>> Start The input

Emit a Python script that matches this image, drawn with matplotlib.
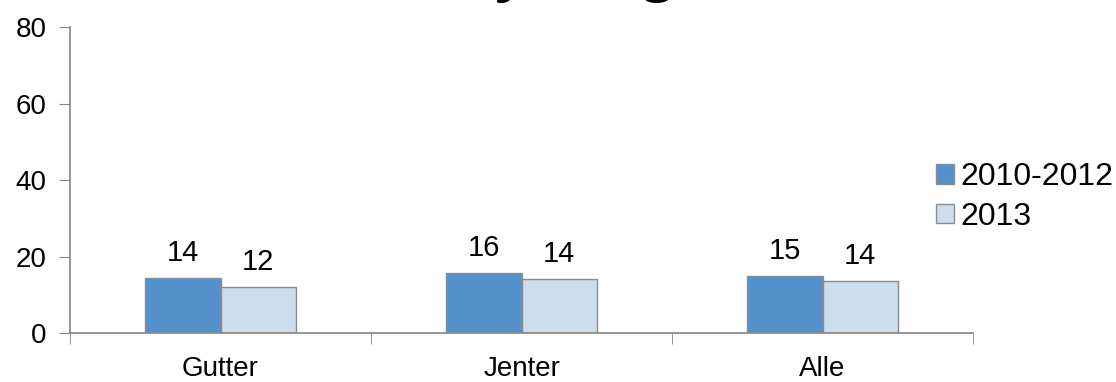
import numpy as np
import matplotlib.pyplot as plt

plt.rcParams['font.family'] = ['Liberation Sans', 'DejaVu Sans']

# data
categories = ['Gutter', 'Jenter', 'Alle']
series_names = ['2010-2012', '2013']
values_2010_2012 = [14.4, 15.7, 15.0]
values_2013 = [12.1, 14.1, 13.6]
yticks = [0, 20, 40, 60, 80]

dark = '#5591CC'
light = '#CCDDEE'
edge = '#8C8C8C'
axis_col = '#868686'

fig = plt.figure(figsize=(11.16, 3.82), dpi=100)
ax = fig.add_axes([0.0627, 0.1275, 0.8093, 0.8015])

x = np.arange(len(categories))
w = 0.25
b1 = ax.bar(x - w / 2, values_2010_2012, w, color=dark, edgecolor=edge, lw=1,
            label=series_names[0])
b2 = ax.bar(x + w / 2, values_2013, w, color=light, edgecolor=edge, lw=1,
            label=series_names[1])

for bars in (b1, b2):
    ax.bar_label(bars, labels=['%.0f' % v for v in bars.datavalues],
                 padding=8, fontsize=21)

ax.set_xlim(-0.5, len(categories) - 0.5)
ax.set_ylim(0, 80)
ax.set_yticks(yticks)
ax.tick_params(axis='y', labelsize=20, length=8, pad=9, color=axis_col)

# category labels centred, ticks on the category boundaries
ax.set_xticks(x)
ax.set_xticklabels(categories, fontsize=20)
ax.tick_params(axis='x', which='major', length=0, pad=16)
ax.set_xticks(np.arange(len(categories) + 1) - 0.5, minor=True)
ax.tick_params(axis='x', which='minor', length=8, color=axis_col)

for s in ['top', 'right']:
    ax.spines[s].set_visible(False)
for s in ['left', 'bottom']:
    ax.spines[s].set_color(axis_col)
    ax.spines[s].set_linewidth(1.2)

ax.legend(loc='center left', bbox_to_anchor=(0.959, 0.445), frameon=False,
          fontsize=23, handlelength=0.55, handleheight=0.55, handletextpad=0.2,
          labelspacing=0.3, borderaxespad=0.0, borderpad=0.0)

# title sits above the cropped top edge, only descenders are visible
fig.text(0.479, 1.036, 'Røyking', fontsize=57, ha='center', va='baseline')

fig.savefig('out.png', dpi=100)
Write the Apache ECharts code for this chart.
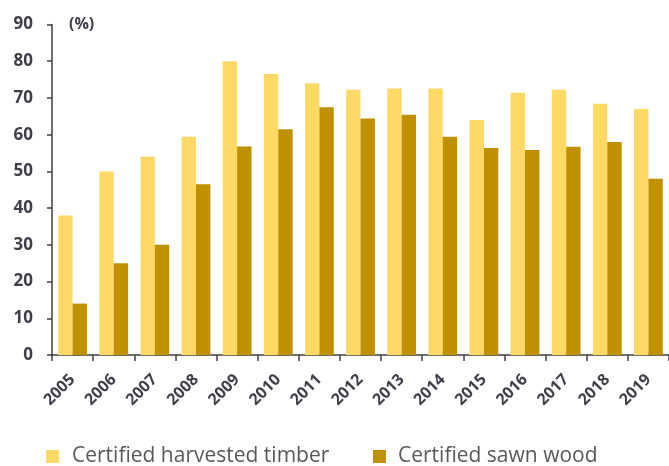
<!DOCTYPE html>
<html>
<head>
<meta charset="utf-8">
<style>
  html, body { margin: 0; padding: 0; background: #ffffff; }
  #chart { width: 669px; height: 466px; }
</style>
<script src="https://cdn.jsdelivr.net/npm/echarts@6/dist/echarts.min.js"></script>
</head>
<body>
<div id="chart"></div>
<script>
// Share of certified wood, by year (%)
const years = ['2005', '2006', '2007', '2008', '2009', '2010', '2011', '2012',
               '2013', '2014', '2015', '2016', '2017', '2018', '2019'];
const harvestedTimber = [38, 50, 54, 59.4, 80, 76.5, 74, 72.2, 72.6, 72.6, 64, 71.4, 72.2, 68.4, 67];
const sawnWood = [14, 25, 30, 46.5, 56.8, 61.5, 67.5, 64.4, 65.4, 59.4, 56.4, 55.8, 56.7, 58, 48];
const yTicks = { min: 0, max: 90, interval: 10 };

const seriesNames = ['Certified harvested timber', 'Certified sawn wood'];
const colors = ['#FFD966', '#BF9000'];

const axisColor = '#404040';
const labelColor = '#3f3f4a';
const fontFamily = '"Open Sans", "Liberation Sans", sans-serif';

const chart = echarts.init(document.getElementById('chart'), null, { renderer: 'canvas' });

chart.setOption({
  animation: false,
  backgroundColor: '#ffffff',
  grid: { left: 52, right: 0, top: 24.5, bottom: 111, containLabel: false },
  legend: [
    {
      data: [seriesNames[0]],
      left: 41, top: 441,
      itemWidth: 13, itemHeight: 13,
      icon: 'rect',
      textStyle: { color: '#595959', fontSize: 21, fontFamily: fontFamily, padding: [0, 0, 0, 8] }
    },
    {
      data: [seriesNames[1]],
      left: 368, top: 441,
      itemWidth: 13, itemHeight: 13,
      icon: 'rect',
      textStyle: { color: '#595959', fontSize: 21, fontFamily: fontFamily, padding: [0, 0, 0, 7] }
    }
  ],
  xAxis: {
    type: 'category',
    data: years,
    axisLine: { show: true, lineStyle: { color: axisColor, width: 1.5 } },
    axisTick: { show: true, alignWithLabel: false, length: 6, lineStyle: { color: axisColor, width: 1.5 } },
    axisLabel: {
      rotate: 45,
      margin: 22,
      color: labelColor,
      fontSize: 16,
      fontWeight: 'bold',
      fontFamily: fontFamily
    },
    splitLine: { show: false }
  },
  yAxis: {
    type: 'value',
    min: yTicks.min,
    max: yTicks.max,
    interval: yTicks.interval,
    name: '(%)',
    nameLocation: 'end',
    nameGap: 0,
    nameTextStyle: {
      color: labelColor,
      fontSize: 16,
      fontWeight: 'bold',
      fontFamily: fontFamily,
      align: 'left',
      verticalAlign: 'middle',
      padding: [0, 0, 0, 17]
    },
    axisLine: { show: true, lineStyle: { color: axisColor, width: 1.5 } },
    axisTick: { show: true, length: 5, lineStyle: { color: axisColor, width: 1.5 } },
    axisLabel: {
      margin: 19,
      color: labelColor,
      fontSize: 17,
      fontWeight: 'bold',
      fontFamily: fontFamily
    },
    splitLine: { show: false }
  },
  series: [
    {
      name: seriesNames[0],
      type: 'bar',
      data: harvestedTimber,
      itemStyle: { color: colors[0] },
      barGap: '0%',
      barCategoryGap: '30%'
    },
    {
      name: seriesNames[1],
      type: 'bar',
      data: sawnWood,
      itemStyle: { color: colors[1] },
      barGap: '0%',
      barCategoryGap: '30%'
    }
  ]
});
</script>
</body>
</html>
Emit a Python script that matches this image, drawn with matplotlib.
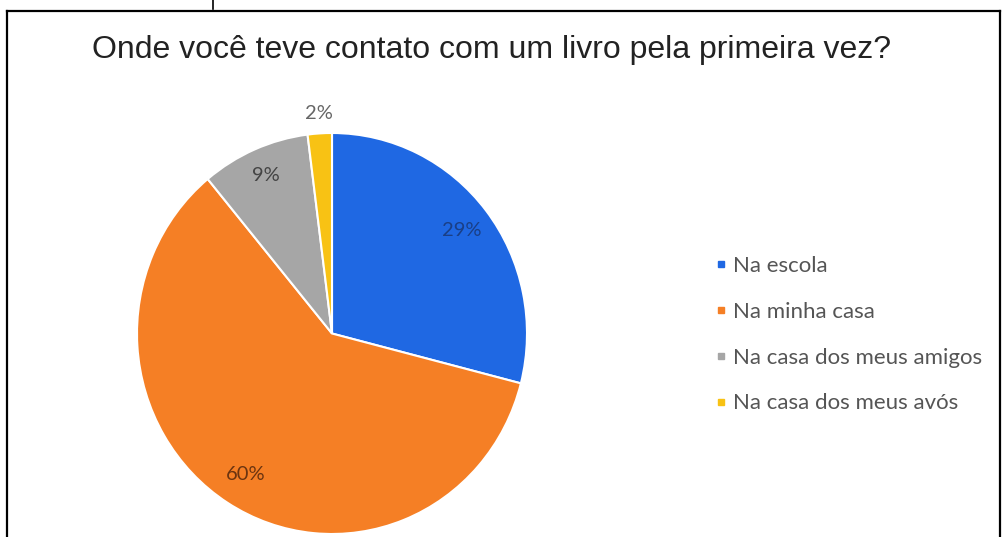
import numpy as np
import matplotlib.pyplot as plt
from matplotlib.lines import Line2D

# Survey answers
categories = ["Na escola", "Na minha casa", "Na casa dos meus amigos", "Na casa dos meus avós"]
shares = [29, 60, 9, 2]
colors = ["#1f68e3", "#f57f25", "#a6a6a6", "#f8c214"]
label_colors = ["#1a3f86", "#6b3410", "#444444", "#666666"]
label_dist = [0.84, 0.83, 0.86, 1.10]

fig = plt.figure(figsize=(10.06, 5.37), dpi=100)
fig.patch.set_facecolor("white")

# frame around the chart
W, H = 1006, 537
def fx(px): return px / W
def fy(py): return 1 - py / H
fig.add_artist(Line2D([fx(7), fx(1000)], [fy(11), fy(11)], color="black", lw=1.6))
fig.add_artist(Line2D([fx(7), fx(7)], [fy(11), 0], color="black", lw=1.6))
fig.add_artist(Line2D([fx(1000), fx(1000)], [fy(11), 0], color="black", lw=1.6))
fig.add_artist(Line2D([fx(213), fx(213)], [1, fy(9)], color="black", lw=1.2))

fig.text(fx(492), fy(50), "Onde você teve contato com um livro pela primeira vez?",
         ha="center", va="center", fontsize=23, family="Liberation Sans", color="#222222")

# pie axes, centre near (332, 333) px
cx, cy, rx, ry = 332, 333.5, 195, 200.5
ax = fig.add_axes([fx(cx - rx), fy(cy + ry), 2 * rx / W, 2 * ry / H])
wedges, _ = ax.pie(shares, colors=colors, startangle=90, counterclock=False,
                   wedgeprops=dict(edgecolor="white", linewidth=1.5))
ax.set_aspect("auto")
ax.set_xlim(-1, 1)
ax.set_ylim(-1, 1)
ax.axis("off")

for w, v, c, d in zip(wedges, shares, label_colors, label_dist):
    ang = np.deg2rad((w.theta1 + w.theta2) / 2)
    ax.text(d * np.cos(ang), d * np.sin(ang), f"{v}%", ha="center", va="center",
            fontsize=14.5, family="Lato", color=c)

handles = [Line2D([], [], marker="s", ls="", color=c, markersize=4.5) for c in colors]
leg = fig.legend(handles, categories, loc="upper left", bbox_to_anchor=(fx(704), fy(245)),
                 frameon=False, prop=dict(family="Lato", size=16), labelspacing=1.16,
                 handlelength=0.5, handletextpad=0.3, borderpad=0)
for t in leg.get_texts():
    t.set_color("#555555")

fig.savefig("out.png", dpi=100, facecolor="white")
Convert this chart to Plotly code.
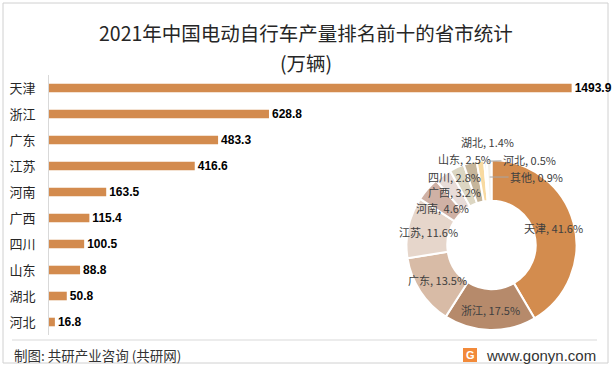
import math
import plotly.graph_objects as go

# ---------------- data ----------------
provinces = ["天津", "浙江", "广东", "江苏", "河南", "广西", "四川", "山东", "湖北", "河北"]
output_wan = [1493.9, 628.8, 483.3, 416.6, 163.5, 115.4, 100.5, 88.8, 50.8, 16.8]

pie_labels = ["天津", "浙江", "广东", "江苏", "河南", "广西", "四川", "山东", "湖北", "河北", "其他"]
pie_share = [41.6, 17.5, 13.5, 11.6, 4.6, 3.2, 2.8, 2.5, 1.4, 0.5, 0.9]

title_line1 = "2021年中国电动自行车产量排名前十的省市统计"
title_line2 = "(万辆)"
source_text = "制图: 共研产业咨询 (共研网)"
site_text = "www.gonyn.com"

# ---------------- style ----------------
W, H = 612, 370
BAR_COLOR = "#D38B4E"
PIE_COLORS = ["#D38C4E", "#B68A6B", "#D8BBA6", "#E6D6CB", "#CFB1A5", "#E8DCD8",
              "#DCD6C2", "#C6B59A", "#F8DAA1", "#EDEDED", "#F4F1EA"]
CJK = "Noto Sans CJK SC"


def px(x):
    return x / W


def py(y):
    return 1 - y / H


fig = go.Figure()

# bar chart
fig.add_trace(go.Bar(
    y=provinces, x=output_wan, orientation="h",
    marker=dict(color=BAR_COLOR, line=dict(width=0)),
    width=0.33,
    text=[f"{v:.1f}" for v in output_wan],
    textposition="outside",
    textfont=dict(family="Liberation Sans", size=12, color="#000000", weight="bold"),
    constraintext="none",
    cliponaxis=False,
    hoverinfo="skip",
    showlegend=False,
))

# donut
PIE_CX, PIE_CY, PIE_R = 491.5, 245.0, 85.0
HOLE = 0.52
fig.add_trace(go.Pie(
    labels=pie_labels, values=pie_share,
    sort=False, direction="clockwise", rotation=0,
    hole=HOLE,
    marker=dict(colors=PIE_COLORS, line=dict(color="#FFFFFF", width=2)),
    textinfo="none",
    hoverinfo="skip",
    showlegend=False,
    domain=dict(x=[px(PIE_CX - PIE_R), px(PIE_CX + PIE_R)],
                y=[py(PIE_CY + PIE_R), py(PIE_CY - PIE_R)]),
))

# pie labels computed from slice mid-angles
ring_mid = PIE_R * (1 + HOLE) / 2
label_nudge = {"河南": (0, 5), "四川": (-11, -9), "山东": (-11, -23), "湖北": (4, -39)}
leader = {"河北": (84, 44, -1), "其他": (68, 47, 0)}   # tip radius, label dx, dy
total = sum(pie_share)
cum = 0.0
annotations = []
for name, v in zip(pie_labels, pie_share):
    mid = math.radians((cum + v / 2) / total * 360)
    cum += v
    txt = f"{name}, {v:.1f}%"
    if name in leader:
        r, dx, dy = leader[name]
        tx = PIE_CX + r * math.sin(mid)
        ty = PIE_CY - r * math.cos(mid)
        annotations.append(dict(
            x=px(tx), y=py(ty), xref="paper", yref="paper",
            text=txt, showarrow=True, arrowhead=0, arrowwidth=1,
            arrowcolor="#A6A6A6", ax=dx, ay=dy, standoff=0,
            xanchor="center", yanchor="middle",
            font=dict(family=CJK, size=11, color="#404040")))
    else:
        lx = PIE_CX + ring_mid * math.sin(mid)
        ly = PIE_CY - ring_mid * math.cos(mid)
        ndx, ndy = label_nudge.get(name, (0, 0))
        annotations.append(dict(
            x=px(lx + ndx), y=py(ly + ndy), xref="paper", yref="paper",
            text=txt, showarrow=False, xanchor="center", yanchor="middle",
            font=dict(family=CJK, size=11, color="#404040")))

# titles & footer
annotations += [
    dict(x=0.5, y=py(32), xref="paper", yref="paper", text=title_line1, showarrow=False,
         xanchor="center", yanchor="middle",
         font=dict(family=CJK, size=19.5, color="#262626")),
    dict(x=0.5, y=py(62), xref="paper", yref="paper", text=title_line2, showarrow=False,
         xanchor="center", yanchor="middle",
         font=dict(family=CJK, size=19.5, color="#262626")),
    dict(x=px(12), y=py(355), xref="paper", yref="paper", text=source_text, showarrow=False,
         xanchor="left", yanchor="middle",
         font=dict(family=CJK, size=13.5, color="#333333")),
    dict(x=px(598), y=py(355), xref="paper", yref="paper", text=site_text, showarrow=False,
         xanchor="right", yanchor="middle",
         font=dict(family="Liberation Sans", size=15, color="#333333")),
    dict(x=px(470), y=py(355), xref="paper", yref="paper", text="<b>G</b>", showarrow=False,
         xanchor="center", yanchor="middle",
         font=dict(family="Liberation Sans", size=11, color="#FFFFFF")),
]

shapes = [
    dict(type="rect", xref="paper", yref="paper", x0=px(3), x1=px(608), y0=py(363), y1=py(3),
         line=dict(color="#D0D0D0", width=1), fillcolor="rgba(0,0,0,0)", layer="below"),
    dict(type="line", xref="paper", yref="paper", x0=px(12), x1=px(597), y0=py(340), y1=py(340),
         line=dict(color="#D9D9D9", width=1)),
    dict(type="rect", xref="paper", yref="paper", x0=px(463), x1=px(477), y0=py(362), y1=py(348),
         line=dict(width=0), fillcolor="#F28A3A"),
]

fig.update_layout(
    width=W, height=H,
    margin=dict(l=0, r=0, t=0, b=0),
    paper_bgcolor="#FFFFFF", plot_bgcolor="rgba(0,0,0,0)",
    xaxis=dict(domain=[px(49), px(600)], range=[0, 1575], showgrid=False, zeroline=False,
               showticklabels=False, showline=False, fixedrange=True),
    yaxis=dict(domain=[py(335), py(75)], range=[9.5, -0.5], showgrid=False, zeroline=False,
               showline=True, linecolor="#D9D9D9", linewidth=1, ticks="",
               ticklabelstandoff=10,
               tickfont=dict(family=CJK, size=13, color="#262626")),
    annotations=annotations,
    shapes=shapes,
)

fig.write_html("out.html", config={"displayModeBar": False})

# remove the browser's default 8px body margin so the figure fills the window exactly
with open("out.html", "r", encoding="utf-8") as f:
    html = f.read()
html = html.replace("<body>", '<body style="margin:0;padding:0;overflow:hidden;">', 1)
with open("out.html", "w", encoding="utf-8") as f:
    f.write(html)
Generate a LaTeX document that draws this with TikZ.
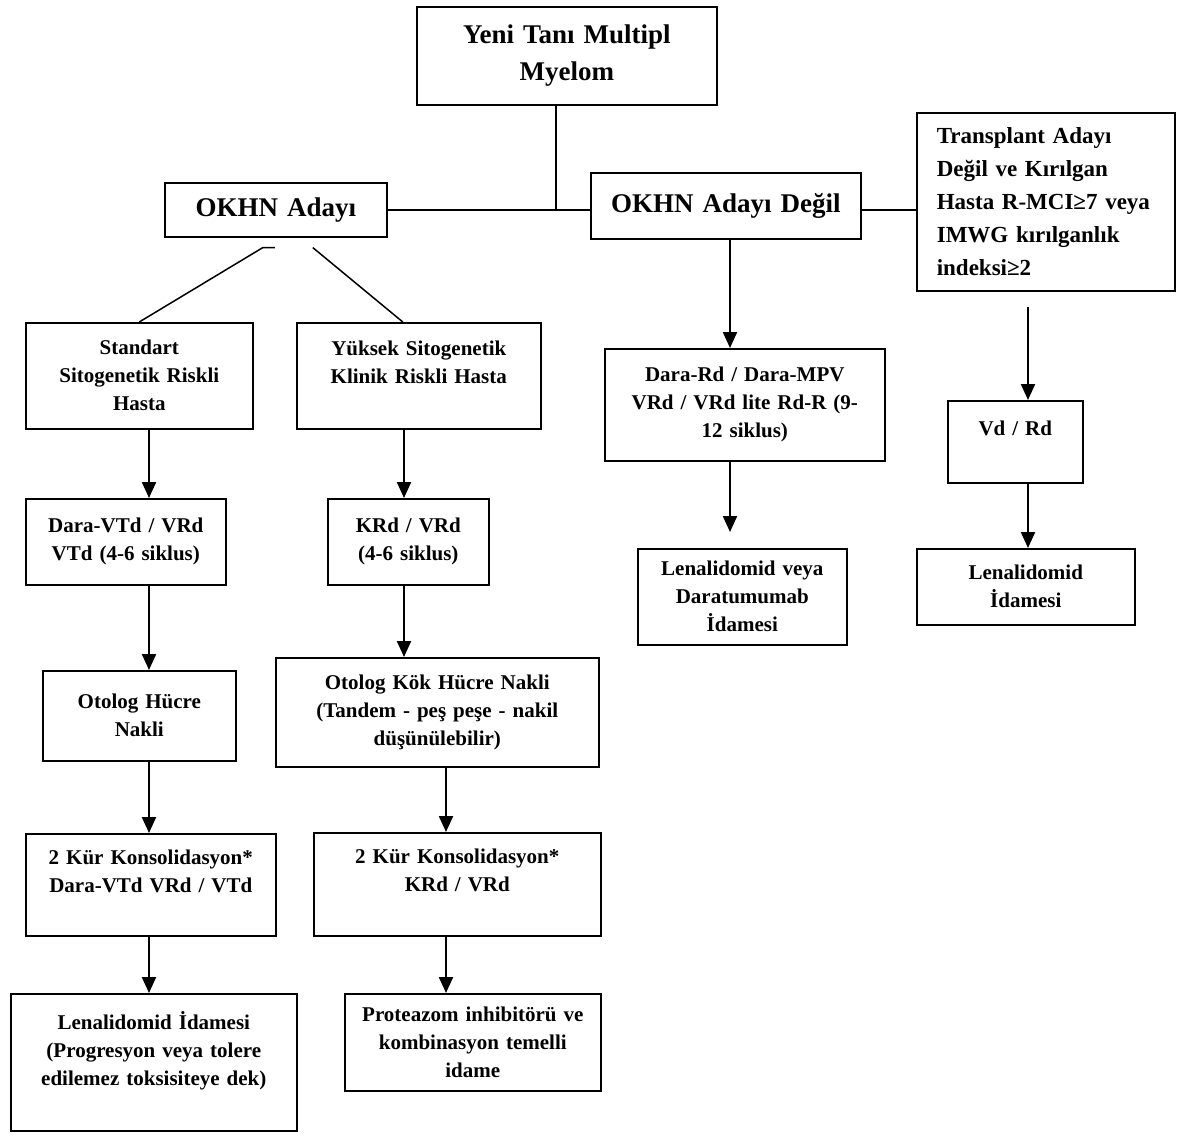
\documentclass[tikz,border=0pt]{standalone}
\usepackage{fontspec}
\setmainfont{Liberation Serif}
\usetikzlibrary{arrows.meta}

\begin{document}
\begin{tikzpicture}[x=1pt, y=-1pt, >={Triangle[length=16pt, width=14pt]}]
    % Stiller
    \tikzstyle{kutu}=[draw, line width=1.6pt, anchor=north west, inner sep=0pt, align=center, font=\bfseries\fontsize{21}{28}\selectfont]
    \tikzstyle{buyuk}=[font=\bfseries\fontsize{27}{37}\selectfont]
    \tikzstyle{ok}=[->, line width=2.2pt]
    \tikzstyle{cizgi}=[line width=1.5pt]

    \useasboundingbox (0,0) rectangle (1187,1137);

    % Sütunlar (okların x konumu)
    \coordinate (c0) at (556,0);
    \coordinate (c1) at (149,0);
    \coordinate (c2) at (404,0);
    \coordinate (c3) at (446,0);
    \coordinate (c4) at (730,0);
    \coordinate (c5) at (1028,0);

    % Kutular (Düğümler)
    \node[kutu, buyuk, text width=300pt, minimum height=98pt] (yeni) at (416,6) {Yeni Tanı Multipl\\Myelom};
    \node[kutu, buyuk, text width=222pt, minimum height=54pt] (okhn) at (164,182) {OKHN Adayı};
    \node[kutu, buyuk, text width=270pt, minimum height=66pt] (degil) at (590,172) {OKHN Adayı Değil\\[4pt]};
    \node[kutu, align=left, inner xsep=20pt, text width=218pt, minimum height=178pt,
          font=\bfseries\fontsize{23}{33}\selectfont] (trans) at (916,112)
          {Transplant Adayı\\Değil ve Kırılgan\\Hasta R-MCI≥7 veya\\IMWG kırılganlık\\indeksi≥2};

    % OKHN adayı - standart risk
    \node[kutu, text width=227pt, minimum height=106pt] (std) at (25,322) {Standart\\Sitogenetik Riskli\\Hasta};
    \node[kutu, text width=200pt, minimum height=86pt] (daravtd) at (25,498) {Dara-VTd / VRd\\VTd (4-6 siklus)\\[6pt]};
    \node[kutu, text width=193pt, minimum height=90pt] (otolog) at (42,670) {Otolog Hücre\\Nakli};
    \node[kutu, text width=250pt, minimum height=102pt] (konsL) at (25,833) {2 Kür Konsolidasyon*\\Dara-VTd VRd / VTd\\~};
    \node[kutu, text width=286pt, minimum height=137pt] (lenaL) at (10,993) {Lenalidomid İdamesi\\(Progresyon veya tolere\\edilemez toksisiteye dek)\\~};

    % OKHN adayı - yüksek risk
    \node[kutu, text width=244pt, minimum height=106pt] (yuksek) at (296,322) {Yüksek Sitogenetik\\Klinik Riskli Hasta\\~};
    \node[kutu, text width=161pt, minimum height=86pt] (krd) at (327,498) {KRd / VRd\\(4-6 siklus)\\[6pt]};
    \node[kutu, text width=323pt, minimum height=109pt] (otologkok) at (275,657) {Otolog Kök Hücre Nakli\\(Tandem - peş peşe - nakil\\düşünülebilir)};
    \node[kutu, text width=287pt, minimum height=103pt] (konsR) at (313,832) {2 Kür Konsolidasyon*\\KRd / VRd\\~};
    \node[kutu, text width=256pt, minimum height=97pt] (proteazom) at (344,993) {Proteazom inhibitörü ve\\kombinasyon temelli\\idame\\[-8pt]};

    % OKHN adayı değil
    \node[kutu, text width=280pt, minimum height=112pt] (darard) at (604,348) {Dara-Rd / Dara-MPV\\VRd / VRd lite Rd-R (9-\\12 siklus)};
    \node[kutu, text width=209pt, minimum height=96pt] (lenaveya) at (637,548) {Lenalidomid veya\\Daratumumab\\İdamesi};

    % Kırılgan hasta
    \node[kutu, text width=135pt, minimum height=82pt] (vdrd) at (947,400) {Vd / Rd\\~};
    \node[kutu, text width=218pt, minimum height=76pt] (lenaR) at (916,548) {Lenalidomid\\İdamesi};

    % Bağlantılar (Çizgiler)
    \draw[cizgi] (yeni.south -| c0) -- (okhn.east -| c0);
    \draw[cizgi] (okhn.east) -- (okhn.east -| degil.west);
    \draw[cizgi] (okhn.east -| degil.east) -- (okhn.east -| trans.west);
    \draw[cizgi] ([xshift=-1pt, yshift=-10pt]okhn.south) -- ++(-12,0) -- (std.north);
    \draw[cizgi] ([xshift=37pt, yshift=-10pt]okhn.south) -- ([xshift=-16pt]yuksek.north);

    % Oklar
    \draw[ok] (std.south -| c1) -- (daravtd.north -| c1);
    \draw[ok] (daravtd.south -| c1) -- (otolog.north -| c1);
    \draw[ok] (otolog.south -| c1) -- (konsL.north -| c1);
    \draw[ok] (konsL.south -| c1) -- (lenaL.north -| c1);

    \draw[ok] (yuksek.south -| c2) -- (krd.north -| c2);
    \draw[ok] (krd.south -| c2) -- (otologkok.north -| c2);
    \draw[ok] (otologkok.south -| c3) -- (konsR.north -| c3);
    \draw[ok] (konsR.south -| c3) -- (proteazom.north -| c3);

    \draw[ok] (degil.south -| c4) -- (darard.north -| c4);
    \draw[ok] (darard.south -| c4) -- ([yshift=16pt]lenaveya.north -| c4);

    \draw[ok] ([yshift=-15pt]trans.south -| c5) -- (vdrd.north -| c5);
    \draw[ok] (vdrd.south -| c5) -- (lenaR.north -| c5);

\end{tikzpicture}
\end{document}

>> End The input

## Given problem
Filter the records, keeping only lines that contain "code", and show those lines.

## Exercise output
Write the Apache ECharts code for this chart.
Convert this chart to Plotly code.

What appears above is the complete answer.